I got to keep talking about ORD because its what I'm heading for and what I need right now. NS doesn't make sense, further more, commando is all about slavery; It is just uplifted and glorified slavery; The regime's robotic puppet, we work in their will and when rendered useless we are just thrown aside. Regret or not, I still treasure the friends I made in there.

5 months left and I realized I had been not working my brains alot. I am dumb this moment. Discipline or not I must revise my JC content, at least to maintain my intelligence. Working in army, under all those 'regulars' who don't really have much academics, had grown to be stupid like them. My worse sacrifice is my violin, really lost alot of skills and agility and the special violinist's feelin'. Have got to start regularly practicing again to recover from the NS trauma.

dong buay tiao

its been a year and 4 months since i enter the idiotic regime. 6 months left and i swear this last six month of ns is the toughest. I had enough with all of it already. Just want to start uni life.... or rather cv life NOW!

Violin...... how do i get back my touch and agility and skills..... its all gone...

cantwait

194 days left to rid of any stupidity in life.

back from thailand, finished atec, finished UC (basically finished all the major stuff in ns), now its 2NTM standbysss, guard dutiesss, NDP rehearsals... and to look for that non-existent MSK...

Only good thing out of the mess is got time in camp with my strings and improve on instrumental command.. and keeping my fingers as nimble as possible before i revive my violin. like so many thing im gonna do in another 194 days... cook, make pedals, music..

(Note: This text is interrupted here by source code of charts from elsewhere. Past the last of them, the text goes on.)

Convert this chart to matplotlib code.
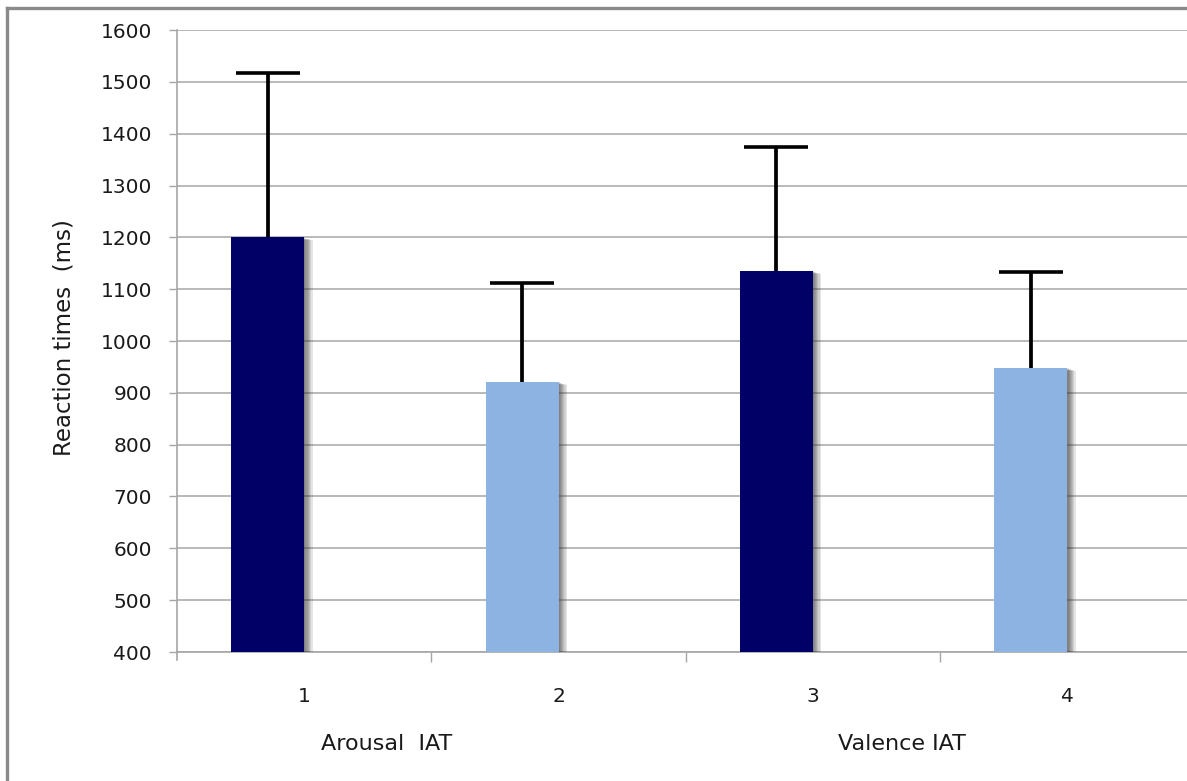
import matplotlib
matplotlib.use("Agg")
import matplotlib.pyplot as plt
import matplotlib.patheffects as pe
from matplotlib.lines import Line2D
from matplotlib.transforms import blended_transform_factory

plt.rcParams['font.family'] = ['DejaVu Sans']

# data
positions = [1, 2, 3, 4]
tick_labels = ['1', '2', '3', '4']
means = [1200, 921, 1135, 948]
err_tops = [1517, 1111, 1374, 1134]
colors = ['#000066', '#8db3e2', '#000066', '#8db3e2']
group_labels = ['Arousal  IAT', 'Valence IAT']
group_x = [1.325, 3.35]

errs = [t - m for t, m in zip(err_tops, means)]

fig = plt.figure(figsize=(11.87, 7.81), dpi=100)
ax = fig.add_axes([177 / 1187, 1 - 652 / 781, 1017.5 / 1187, 622 / 781])

width = 0.287
xs = [p - width / 2 for p in positions]

# soft shadow to the right of each bar
shadow = [pe.SimplePatchShadow(offset=(d, -0.35 * d), shadow_rgbFace='#303030', alpha=0.12)
          for d in (6.0, 5.0, 4.0, 3.2, 2.4, 1.6, 0.9)] + [pe.Normal()]

bars = ax.bar(xs, [m - 400 for m in means], width=width, bottom=400,
              color=colors, zorder=3)
for b in bars:
    b.set_path_effects(shadow)

eb = ax.errorbar(xs, means, yerr=[[0] * 4, errs], fmt='none', ecolor='black',
                 elinewidth=2.7, capsize=23, capthick=2.6, zorder=4)
# only the upper caps are drawn in the reference
eb[1][0].set_visible(False)

ax.set_xlim(0.5, 4.5)
ax.set_ylim(400, 1600)
ax.set_yticks(range(400, 1601, 100))
ax.yaxis.grid(True, color='#a6a6a6', linewidth=1.1)
ax.set_axisbelow(True)

ax.set_xticks(positions)
ax.set_xticklabels(tick_labels)
ax.set_xticks([1.5, 2.5, 3.5], minor=True)
ax.tick_params(axis='x', which='major', length=0, pad=25, labelsize=14.5, colors='#1a1a1a')
ax.tick_params(axis='x', which='minor', length=7, width=1, color='#a6a6a6')
ax.tick_params(axis='y', length=6, width=1, color='#a6a6a6', labelsize=14.5,
               labelcolor='#1a1a1a', pad=12)

for s in ['top', 'right']:
    ax.spines[s].set_visible(False)
for s in ['left', 'bottom']:
    ax.spines[s].set_color('#a6a6a6')
    ax.spines[s].set_linewidth(1.2)
ax.spines['left'].set_bounds(400 - 15, 1600)

ax.set_ylabel('Reaction times  (ms)', fontsize=16.5, color='#1a1a1a')
ax.yaxis.set_label_coords(-0.10, 0.505)

trans = blended_transform_factory(ax.transData, ax.transAxes)
for gx, gl in zip(group_x, group_labels):
    ax.text(gx, -0.148, gl, transform=trans, ha='center', va='center',
            fontsize=16, color='#1a1a1a', clip_on=False)

# outer frame (left and top edges are visible in the crop)
fig.add_artist(Line2D([7 / 1187, 7 / 1187], [0, 1 - 8 / 781], color='#8a8a8a', linewidth=2.4))
fig.add_artist(Line2D([7 / 1187, 1], [1 - 8 / 781, 1 - 8 / 781], color='#8a8a8a', linewidth=2.4))

fig.savefig('out.png', dpi=100)
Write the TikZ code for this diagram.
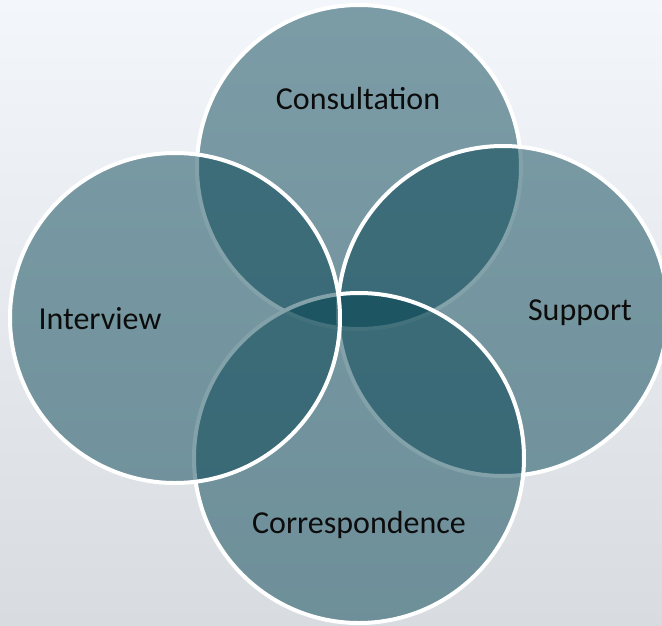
\documentclass[tikz,border=0pt]{standalone}
\usepackage{fontspec}
\setmainfont{Carlito}
\definecolor{ringfill}{RGB}{0,64,79}
\definecolor{bgtop}{RGB}{243,246,250}
\definecolor{bgbottom}{RGB}{216,220,225}
\definecolor{labeltext}{RGB}{12,12,12}
\tikzset{
    ring/.style={circle, draw=white, line width=4pt, fill=ringfill, fill opacity=0.49, draw opacity=1, minimum size=330pt, inner sep=0pt},
    ringlabel/.style={text=labeltext, font=\fontsize{32}{38}\selectfont, inner sep=0pt}
}
\begin{document}
\begin{tikzpicture}[x=1pt, y=-1pt]
        \useasboundingbox (0, 0) rectangle (662, 625);
        \shade[top color=bgtop, bottom color=bgbottom] (0, 0) rectangle (662, 625);
        \node[ring, minimum size=324pt] (cons) at (359, 167) {};
        \node[ring] (supp) at (503, 311) {};
        \node[ring] (corr) at (359, 458) {};
        \node[ring] (intv) at (175, 318) {};
        \node[ringlabel] (consText) at (358, 99) {Consultation};
        \node[ringlabel] (suppText) at (580, 313) {Support};
        \node[ringlabel] (corrText) at (359, 525) {Correspondence};
        \node[ringlabel] (intvText) at (100, 319) {Interview};
    \end{tikzpicture}
\end{document}
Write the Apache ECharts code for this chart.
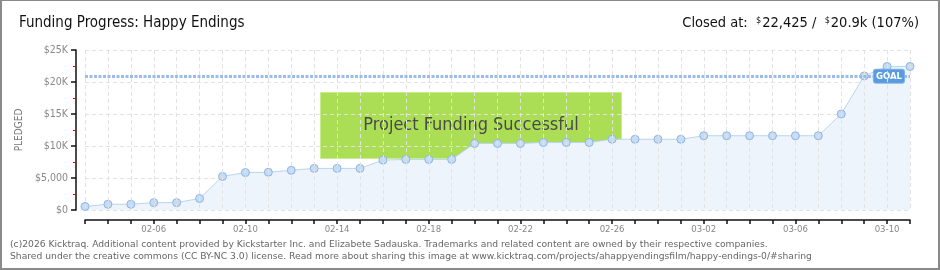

my next project: toroidal voltage adjust polarity protected power supply for music. any ideas for features or lobangs on components pls i wanna know!

Stuff you must watch and rewatch: Pure Pwnage (www.purepwnage.com) their film, the whole production and acting is just genius.

Amadeus: Classic... just good stuff, lots of thing happening behind the reel too which makes it special

crescendo

Ex Crescendo, what can I say, waste of 29 days time, pointless exercise. Don't want to go but have to,can't wait to be back. leaving in a few hours time...

a month away, time to think about stuff, plan stuff.. \

hope i can survive a month not touching my guit or vio...

down time

headache that a strong painkiller cannot suppress, pain in my chest when i walk... think my body's deteriorating. Got bitten by some unknown stuff, a cluster of little swellings front and back, doesn't seem to subside and it gives me random stinging pains...

now i need:
1M and 20K alpha pots
to ORD!
health
knowledge of vacuum valve electronics

thailand will suck, 1 month just goes to waste, just unacceptable... will bring books there to read, listen to lectures. NTU where i wanna be now....

I want:
A cnc router
desk drill
free shipping from my supplier.....

looks like i wanna start a workshop in my room, can't.. but those will speed and ease up my PCB making process. If there's more space in my flat i would have gotten a drum set...

279 days more

Lunar (Chinese, whatever) New year in about 15 mins, but I don't seem to be positively embracing its coming. What I've been through made me numb to stuff, Its all nonsense until ORD.

But all's not gone to waste, I've made friends whom I shared music with, gave me other views on styles of music I have not tread. Exchanging specialized knowledge with each other in our own instrument mastery really enabled me. Got alot to learn in playing in a band, since all along I had played solo-type instruments.